The Senate often references Mississippi as a success story, and I have to say I never thought Mississippi would ever beat Minnesota in academic success.   Every two years, NAEP (National Assessment of Educational Progress) tests students across the U.S. in 4th and 8th-grade reading and math, often referred to as the nation’s report card.  Mississippi catapulted from the bottom to the top in 2019 NAEP’s 4th-grade reading scores.  Around 2013, Mississippi invested in a state-wide intensive reading initiative that included training all K-5 teachers in LETRS.  Mississippi also provides ongoing support, such as LETRS trained coaches in every elementary school to support teachers, which I would like to see in the Senate proposal.

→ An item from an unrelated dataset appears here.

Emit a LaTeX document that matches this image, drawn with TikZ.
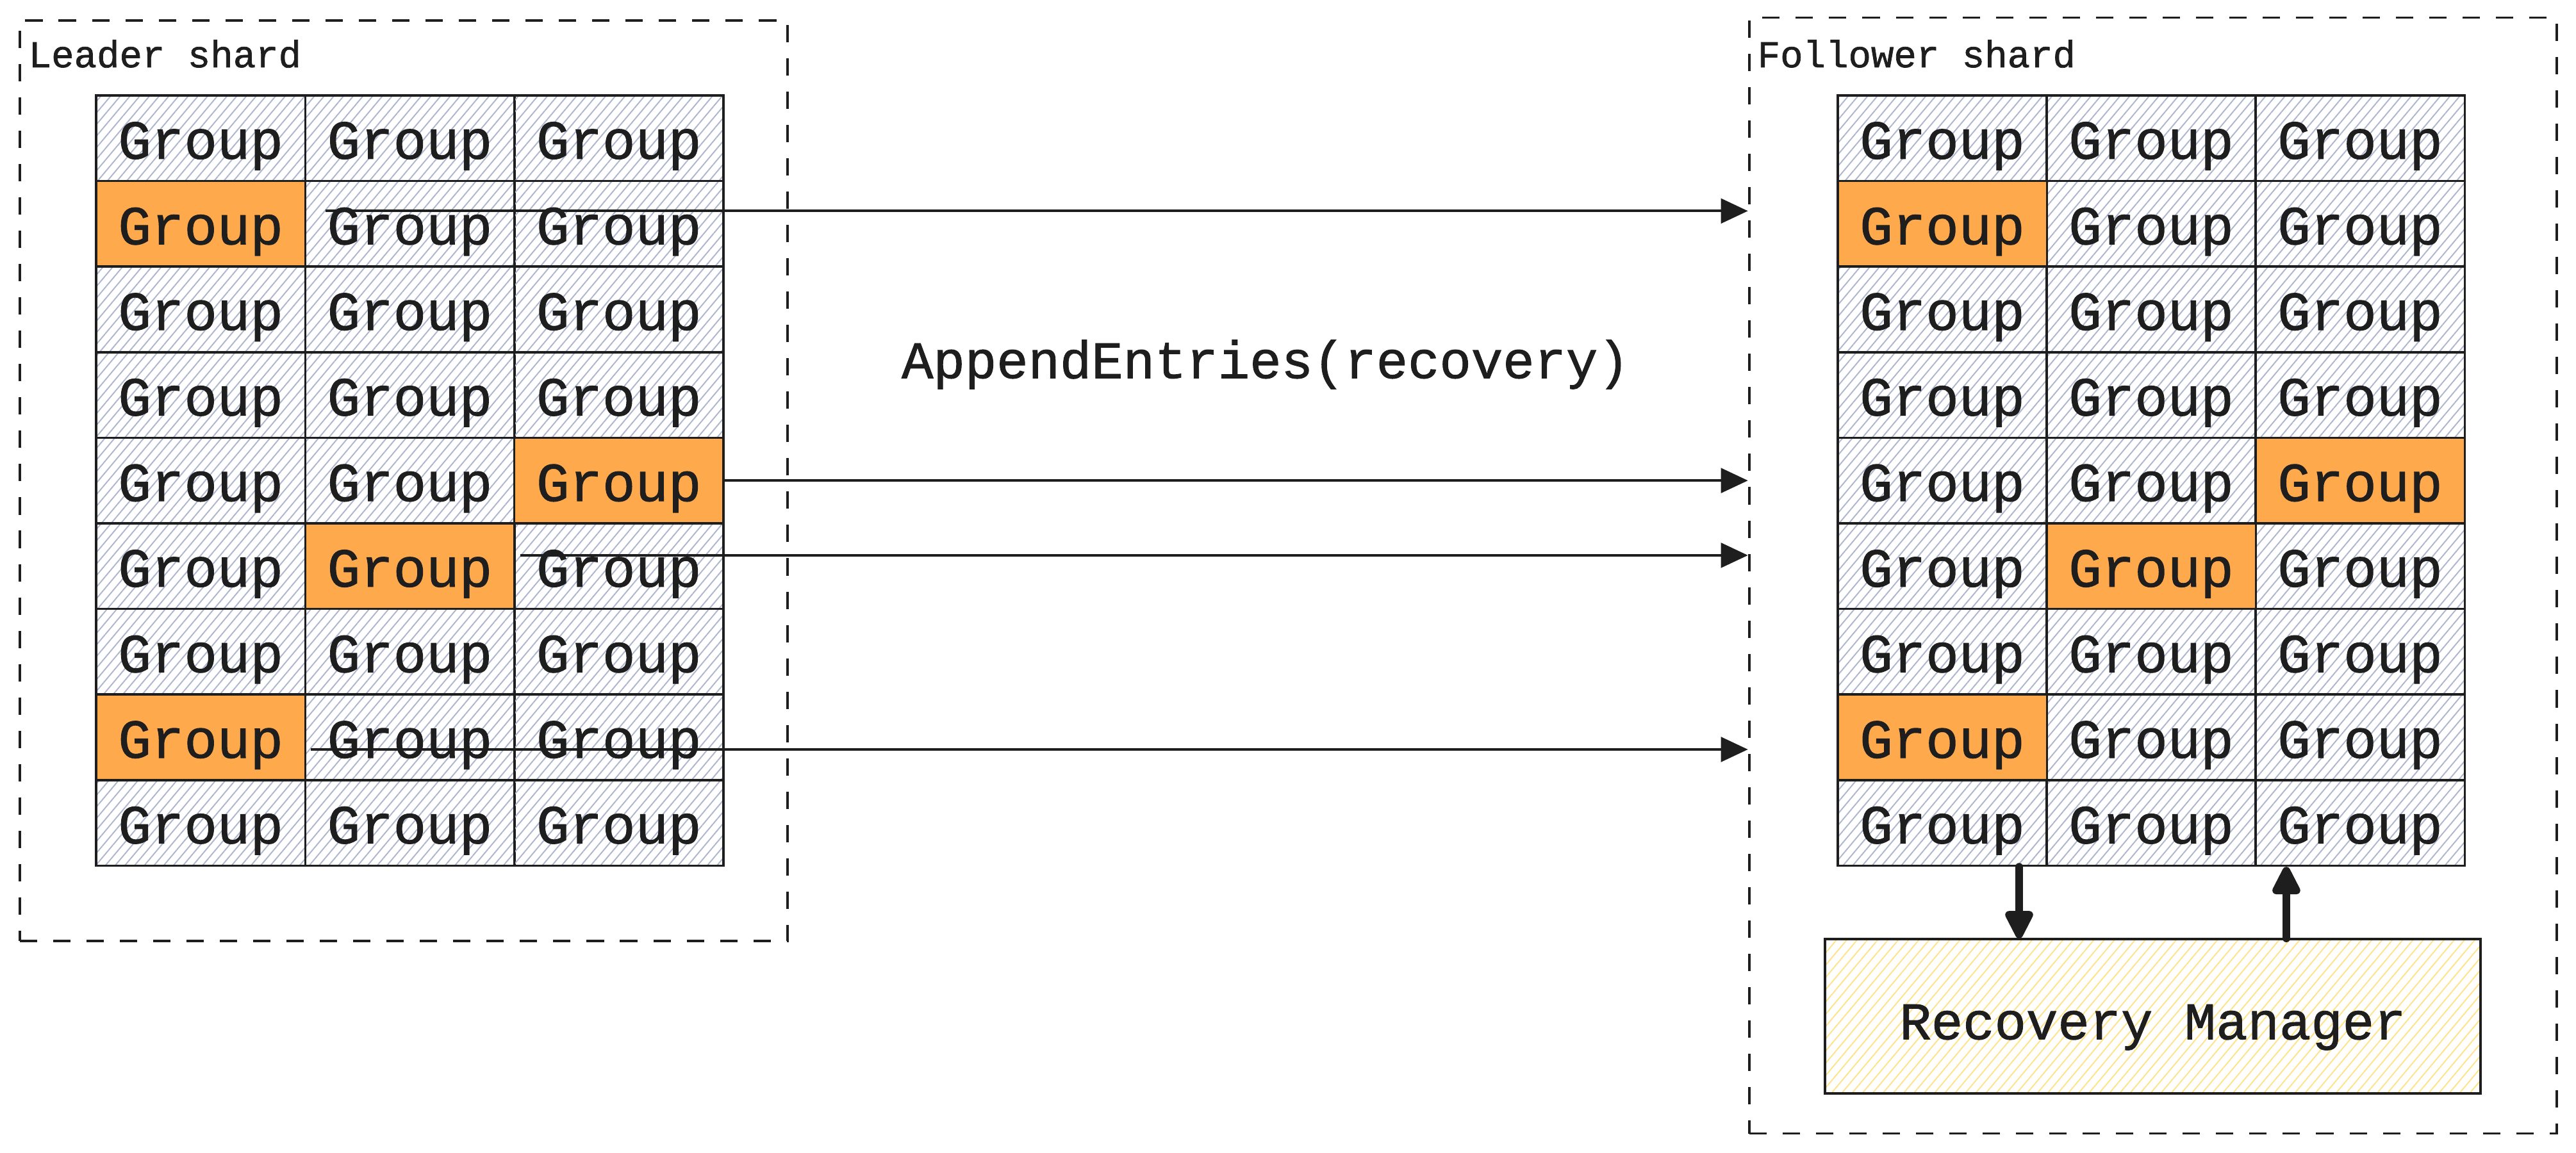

I was happy that the Senate provided this chart SEE developed from the 2019 NAEP results to the committee members and the public, as I think it tells a compelling story.  Indeed, Mississippi had significant gains in reading, especially among the Hispanic students, which proves the success of the LETRS training.  All Minnesota students should see a boost in literacy skills as K-5 teachers become trained in LETRS.  However, Mississippi’s Hispanic reading score of 221, which places Mississippi second in the nation for Hispanic students, is comparable to the second-lowest score in the country for white students.  The situation is even worse for Black students.  In Mississippi, the reading score for Black students is 209 placing them seventh in the nation, considerably below the worst-performing white students in the nation.

The data suggests there are other barriers to increasing student literacy that even a well-trained elementary teacher in the science of reading can’t break through.  Minnesota schools need the resources to remove the obstacles that prevent students of color from reaching the academic level of their white peers, such as English language proficiency and racial disparities in education.  In addition, schools have always struggled to find the funding to meet all their students’ mental health needs, and the demand continues to grow.  Increased funding for special education and student support staff will give schools the local control and resources to address the whole child so all students can learn.

Minnesota’s tax collections in April were more than $1.1 billion ahead of expectations.  Some of that was due to timing around tax payments, but there were strong numbers across Minnesota’s main tax categories. The money doesn’t change the amount the legislature has to spend, as it is legally bound to the February 2022 forecast numbers. Yet it should give lawmakers more confidence that the projected budget surplus is real.